Congressional Republicans, with the help of the Bush administration, have begun an ill-advised campaign to make permanent the Patriot Act, which provided sweeping antiterrorism powers to federal law enforcement agents in the wake of Sept. 11, 2001. Important for a time and temporary in nature, the Act was intended to give the government necessary authority to monitor terrorist suspects. But for the last two years, it has also caused especially serious problems for international students and scholars trying to continue study at universities around the country, including Yale. We hope students and administrators will speak out against the proposal to continue these powers indefinitely and will influence other colleges to do the same.

The heightened security procedures include stringent new guidelines for screening student visas, yielding two million fewer visas in the last year than in the year before. Three incoming Yale freshmen and a handful of returning undergraduates missed the start of school in September, and a Hartford Courant study conducted earlier this year found hundreds of student scientists, including some from Yale, stuck in a “visa jam” that has brought many medical research projects in particular to an effective halt.

We have eased into code yellow this week but, at the urging of Homeland Security Director Tom Ridge, avoided falling into a lower state of alert.

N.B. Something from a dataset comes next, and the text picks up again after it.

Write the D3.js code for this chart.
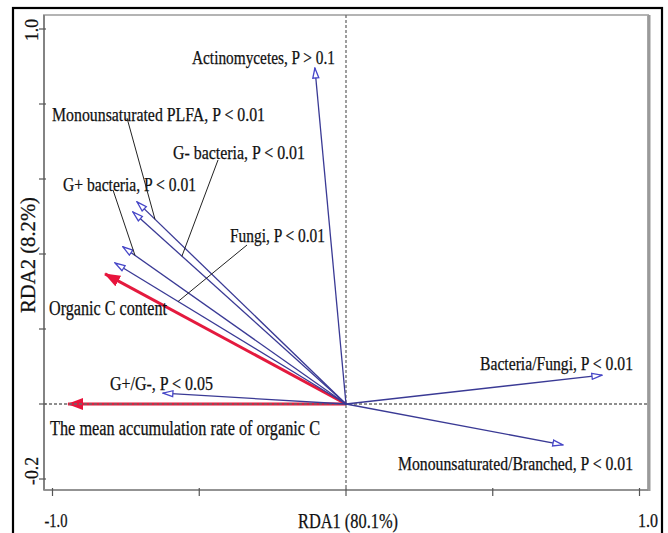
<!DOCTYPE html>
<html>
<head>
<meta charset="utf-8">
<script src="https://cdn.jsdelivr.net/npm/d3@7"></script>
<style>
  html, body { margin: 0; padding: 0; background: #fff; }
  svg { display: block; }
  text { font-family: "Liberation Serif", "Times New Roman", serif; fill: #111; stroke: #111; stroke-width: 0.25px; }
</style>
</head>
<body>
<svg id="chart" width="668" height="533"></svg>
<script>
// Response variables (microbial PLFA groups) with their RDA scores
const species = ["Actinomycetes", "Monounsaturated PLFA", "G- bacteria", "G+ bacteria",
                 "Fungi", "G+/G-", "Bacteria/Fungi", "Monounsaturated/Branched"];
const pValues = ["P > 0.1", "P < 0.01", "P < 0.01", "P < 0.01",
                 "P < 0.01", "P < 0.05", "P < 0.01", "P < 0.01"];
const rda1 = [-0.106, -0.712, -0.726, -0.760, -0.787, -0.624, 0.872, 0.739];
const rda2 = [0.896, 0.539, 0.512, 0.419, 0.376, 0.029, 0.077, -0.109];

// Explanatory variables
const envVars = ["Organic C content", "The mean accumulation rate of organic C"];
const envRda1 = [-0.821, -0.947];
const envRda2 = [0.347, 0.0];

// Axis text
const xTicks = [-1, -0.5, 0, 0.5, 1];
const yTicks = [-0.2, 0, 0.2, 0.4, 0.6, 0.8, 1.0];
const xTickLabels = ["-1.0", "1.0"];
const yTickLabels = ["-0.2", "1.0"];
const xTitle = "RDA1 (80.1%)";
const yTitle = "RDA2 (8.2%)";

const svg = d3.select("#chart");
const x = d3.scaleLinear().domain([-1, 1]).range([52.5, 639.5]);
const y = d3.scaleLinear().domain([-0.2, 1]).range([479, 29]);

const box = { left: 44, right: 648, top: 15, bottom: 490 };

// Outer frame
svg.append("rect").attr("x", 13).attr("y", 8).attr("width", 649).attr("height", 540)
  .attr("fill", "none").attr("stroke", "#000").attr("stroke-width", 2.2);

// Plot box
svg.append("rect").attr("x", box.left).attr("y", box.top)
  .attr("width", box.right - box.left).attr("height", box.bottom - box.top)
  .attr("fill", "#fff").attr("stroke", "#b4b4b4").attr("stroke-width", 2);
svg.append("line").attr("x1", box.right + 1).attr("x2", box.right + 1)
  .attr("y1", box.top).attr("y2", box.bottom + 1)
  .attr("stroke", "#9a9a9a").attr("stroke-width", 3);
svg.append("line").attr("x1", box.left).attr("x2", box.left)
  .attr("y1", box.top).attr("y2", box.bottom)
  .attr("stroke", "#777").attr("stroke-width", 1.6);
svg.append("line").attr("x1", box.left).attr("x2", box.right)
  .attr("y1", box.bottom).attr("y2", box.bottom)
  .attr("stroke", "#888").attr("stroke-width", 1.6);

// Axis ticks
svg.selectAll(".ytick").data(yTicks).join("line")
  .attr("x1", box.left - 5).attr("x2", box.left + 2)
  .attr("y1", d => y(d)).attr("y2", d => y(d))
  .attr("stroke", "#555").attr("stroke-width", 1.2);
svg.selectAll(".xtick").data(xTicks).join("line")
  .attr("x1", d => x(d)).attr("x2", d => x(d))
  .attr("y1", box.bottom - 2).attr("y2", box.bottom + 6)
  .attr("stroke", "#555").attr("stroke-width", 1.2);

// Tick labels
svg.append("text").attr("x", 56).attr("y", 527).attr("text-anchor", "middle")
  .attr("font-size", 19).attr("textLength", 23).attr("lengthAdjust", "spacingAndGlyphs")
  .text(xTickLabels[0]);
svg.append("text").attr("x", 648).attr("y", 527).attr("text-anchor", "middle")
  .attr("font-size", 19).attr("textLength", 20).attr("lengthAdjust", "spacingAndGlyphs")
  .text(xTickLabels[1]);
svg.append("text").attr("transform", "translate(38,471) rotate(-90)").attr("text-anchor", "middle")
  .attr("font-size", 19).attr("textLength", 28).attr("lengthAdjust", "spacingAndGlyphs")
  .text(yTickLabels[0]);
svg.append("text").attr("transform", "translate(38,30) rotate(-90)").attr("text-anchor", "middle")
  .attr("font-size", 19).attr("textLength", 22).attr("lengthAdjust", "spacingAndGlyphs")
  .text(yTickLabels[1]);

// Axis titles
svg.append("text").attr("x", 348).attr("y", 528).attr("text-anchor", "middle")
  .attr("font-size", 20).attr("textLength", 100).attr("lengthAdjust", "spacingAndGlyphs")
  .text(xTitle);
svg.append("text").attr("transform", "translate(35,255) rotate(-90)").attr("text-anchor", "middle")
  .attr("font-size", 20).attr("textLength", 116).attr("lengthAdjust", "spacingAndGlyphs")
  .text(yTitle);

// Arrow heads
const defs = svg.append("defs");
defs.append("marker").attr("id", "openHead")
  .attr("viewBox", "0 0 12 8").attr("refX", 11).attr("refY", 4)
  .attr("markerWidth", 12).attr("markerHeight", 8).attr("markerUnits", "userSpaceOnUse")
  .attr("orient", "auto")
  .append("path").attr("d", "M1,1 L11,4 L1,7 Z")
  .attr("fill", "#fff").attr("stroke", "#4646c8").attr("stroke-width", 1.3);
defs.append("marker").attr("id", "redHead")
  .attr("viewBox", "0 0 16 12").attr("refX", 15).attr("refY", 6)
  .attr("markerWidth", 16).attr("markerHeight", 12).attr("markerUnits", "userSpaceOnUse")
  .attr("orient", "auto")
  .append("path").attr("d", "M0,0 L16,6 L0,12 Z").attr("fill", "#e8143c");

const ox = x(0), oy = y(0);

// Explanatory arrows (red, filled heads)
svg.selectAll(".env").data(envVars).join("line")
  .attr("x1", ox).attr("y1", oy)
  .attr("x2", (d, i) => x(envRda1[i])).attr("y2", (d, i) => y(envRda2[i]))
  .attr("stroke", "#e41a3e").attr("stroke-width", 3)
  .attr("marker-end", "url(#redHead)");

// Reference dashed lines through the origin
svg.append("line").attr("x1", box.left).attr("x2", box.right).attr("y1", oy).attr("y2", oy)
  .attr("stroke", "#6a6a6a").attr("stroke-width", 1.3).attr("stroke-dasharray", "3,2");
svg.append("line").attr("x1", ox).attr("x2", ox).attr("y1", box.top).attr("y2", box.bottom)
  .attr("stroke", "#6a6a6a").attr("stroke-width", 1.3).attr("stroke-dasharray", "3,2");

// Response arrows (blue, open heads)
svg.selectAll(".sp").data(species).join("line")
  .attr("x1", ox).attr("y1", oy)
  .attr("x2", (d, i) => x(rda1[i])).attr("y2", (d, i) => y(rda2[i]))
  .attr("stroke", "#3a3a95").attr("stroke-width", 1.3)
  .attr("marker-end", "url(#openHead)");

// Label placement: [start x, baseline y, text length, font size]
const spLabelPos = [
  [192, 64, 143, 19], [52, 121, 213, 19], [173, 159, 132, 19], [63, 191, 133, 19],
  [230, 242, 95, 19], [110, 390, 103, 19], [480, 370, 153, 19], [398, 470, 235, 19]
];
const envLabelPos = [[49, 315, 118, 20], [50, 435, 270, 20]];

svg.selectAll(".spLabel").data(species).join("text")
  .attr("x", (d, i) => spLabelPos[i][0]).attr("y", (d, i) => spLabelPos[i][1])
  .attr("font-size", (d, i) => spLabelPos[i][3])
  .attr("textLength", (d, i) => spLabelPos[i][2]).attr("lengthAdjust", "spacingAndGlyphs")
  .text((d, i) => `${d}, ${pValues[i]}`);
svg.selectAll(".envLabel").data(envVars).join("text")
  .attr("x", (d, i) => envLabelPos[i][0]).attr("y", (d, i) => envLabelPos[i][1])
  .attr("font-size", (d, i) => envLabelPos[i][3])
  .attr("textLength", (d, i) => envLabelPos[i][2]).attr("lengthAdjust", "spacingAndGlyphs")
  .text(d => d);

// Leader lines from labels to arrow shafts: [species index, start x, start y, fraction along arrow]
const leaders = [[1, 127, 118, 0.914], [2, 218, 160, 0.77], [3, 113, 190, 0.946], [4, 247, 245, 0.727]];
svg.selectAll(".leader").data(leaders).join("line")
  .attr("x1", d => d[1]).attr("y1", d => d[2])
  .attr("x2", d => x(rda1[d[0]] * d[3])).attr("y2", d => y(rda2[d[0]] * d[3]))
  .attr("stroke", "#222").attr("stroke-width", 1);
</script>
</body>
</html>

We should continue to put as high a premium on national security as the Republican congressmen and senators supporting Utah Sen. Orrin Hatch’s proposal to repeal the Patriot Act’s 2005 expiration date. But the act they support making permanent contains provisions far broader than just preventing terrorism. Under its auspices, law enforcement officials follow unnecessarily vague parameters, and in addition to eavesdropping on potential terrorists, they have forced countless legitimate students and researchers into unnecessary backlogs. There is a limit to the amount of freedom we can ask people to sacrifice in the name of safety, and the Patriot Act exceeds it.

Over the last decade, Yale has seen a dramatic increase in its international population, in part because of considerable administrative efforts to attract foreign students. The number of international scholars has gone up 98 percent since 1993, and last year the undergraduate admissions office began a policy of need-blind admissions for international applicants. Around the same time, University administrators faced growing concerns about a proposal to limit the access of foreign students to some scientific materials. In an interview with the News, Richard Jacobs, Yale’s associate vice president for federal relations, said the last thing the University wanted was “to get into a situation where a student could get admitted into the country and not be able to study whatever they want.”

If efforts to extend the Patriot Act are successful, we might find ourselves in a situation where students cannot even gain admittance to the country, let alone have access to certain materials on Science Hill. After last semester’s Yale Corporation meeting, Pres. Levin said he believes international students should have “the run of the University.” We urge the administration to speak up now to make sure the international students it worked so hard to attract can continue to have full access to all of the University’s resources.